How to Use Sampling to Test Internal Controls
Even a very small company produces voluminous records; no auditor could ever audit all the records available and still get the audit done in time for the data obtained to be relevant. Sampling allows you to choose a small but pertinent and representative group of records that will give you an accurate picture of the company.
You may be wondering how to select the controls to test. Your first step is to identify significant accounts. You do this by considering both quantitative and qualitative factors. Here’s the difference between the two:
Quantitative: An account is significant on a quantitative basis if it could likely contain misstatements that would materially affect the financial statements. For example, during the initial interviews, you find out that related party transactions are reflected in an account.
Qualitative: Other financial accounts may be significant on a qualitative basis if they affect investors’ expectations.

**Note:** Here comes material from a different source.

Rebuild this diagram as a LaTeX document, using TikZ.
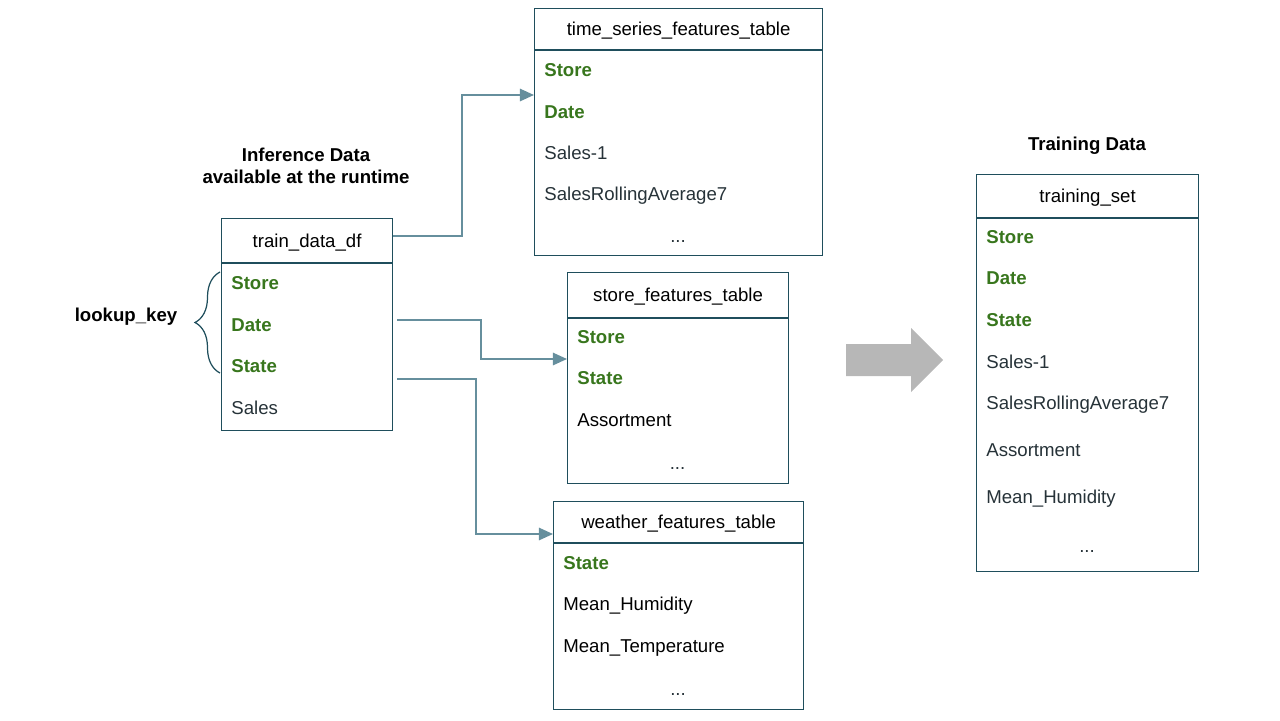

Creditors may be interested in a particular account, not because it is materially significant, but because it represents an important performance measurement.
Eight steps are involved in audit sampling for tests of controls. The example of the customer billing process is used to walk you through the steps:
Look at your audit objectives.
The objective of tests of controls is to provide yourself with evidence about whether controls are operating effectively. The audit objective of our example test (focusing on customer billing) is to find out if client invoices are correct. Audit objectives vary between accounts and the purpose of your procedure.
Describe the control activity.
The control activity is the policy or procedure management uses to provide assurance that material misstatements will be prevented or detected in a timely fashion.
Define the population.
To do so, decide on the appropriate sampling unit and consider the completeness of the population.
Define the deviation conditions.
Say for example that the control is that client invoices are correct. An error or deviation in this control would be if the cost per unit on the client invoices doesn’t agree with the standard price list, and there’s no explanation for the deviation (such as the fact that the client was given a discount). Even if an explanation exists, you still have a deviation if the proper authority didn’t okay the discount.
Think about your expected number of deviations.
This means the number of errors you anticipate finding.
Determine the planned assessed level of control risk.
This step addresses whether the population is free from material misstatement. You rank the risk as low, moderate, or maximum.
Determine the appropriate sample size.
Your sample size can be a factor of your firm’s policy (the number of items your firm normally samples), or you can use sampling software to select the sample size.
Determine the method of selecting the sample.
One method of sampling you use frequently for tests of controls is attribute sampling.